In the nineteenth century, Spitalfields had a thriving Jewish community with a number of institutions. Most of these have now closed down, and many have disappeared, but Sandys Row Synagogue is very much alive.
This year, it welcomed Open House visitors for the first time; it also has an exhibition of photographs of Spitalfields taken one day in 1912, which runs until February next year. The exhibition is lovely - there's an online preview here - and the building is a real jewel.
Sandys Row is the oldest surviving Ashkenazi synagogue in London. The site had been bought by Huguenots in 1763 and dedicated as a church in 1766. It was later converted to a Baptist chapel, but in 1867 the leasehold was acquired by the Society for Loving-Kindness and Truth. This mutual aid society had been formed a decade earlier by fifty Dutch-Jewish families, many of whom worked in the local tobacco trade. They had now outgrown their rented premises, and N S Joseph remodelled the building on Sandys Row. The entrance was moved from the east to the west of the building, but much of the Georgian interior was retained (helpfully, there was already a balcony) and a new office building was added.

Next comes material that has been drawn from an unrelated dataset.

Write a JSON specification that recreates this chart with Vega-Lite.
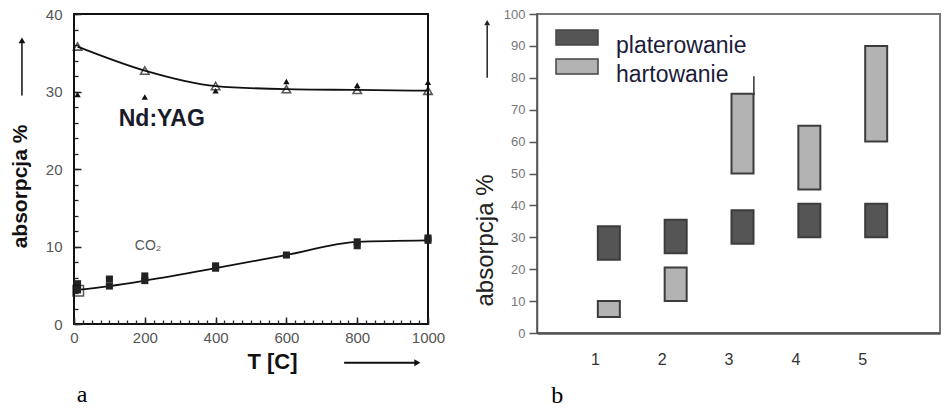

The architect, Nathan Solomon Joseph, was a local man, having been born a short walk away in Minories. However, his life was very different to that of the working-class Sandys Row congregation. He was a civil engineering graduate, brother-in-law of the Chief Rabbi, and became the leading synagogue architect of his generation. Nonetheless, he was also very interested in social issues, education and public health, and worked on projects such as the Four Per Cent Industrial Dwellings Company. While he excelled at 'cathedral synagogues', he also supported small East End congregations: hence his work on Sandys Row.
Joseph clearly disagreed with his brother-in-law on this issue. The Chief Rabbi had opposed this new synagogue, serving a poor, migrant community, and had refused to be associated with it. (Many larger synagogues felt that these congregations should accept free seats in existing establishments rather than founding their own.) However, the society were undaunted and Sandys Row was consecrated by a leading Sephardi rabbi instead. By the late nineteenth century, it was one of the largest congregations in the East End.
Later in the twentieth century, the congregation declined, but it has enjoyed a recent revival. Renovations have been completed - in particular, the roof was in a perilous condition thanks to wartime bomb damage but has now been replaced - and various significant pieces of the synagogue's history have been discovered and restored. Both the inception plaque listing 50 women's names and an embroidered velvet bimah cloth celebrating Queen Victoria's diamond jubilee bear witness to the significant role of women in the nineteenth-century congregation.
Practical info: the exhibition is open until February 2013, most Sundays, 10-4pm. (Check the online calendar for dates and times.)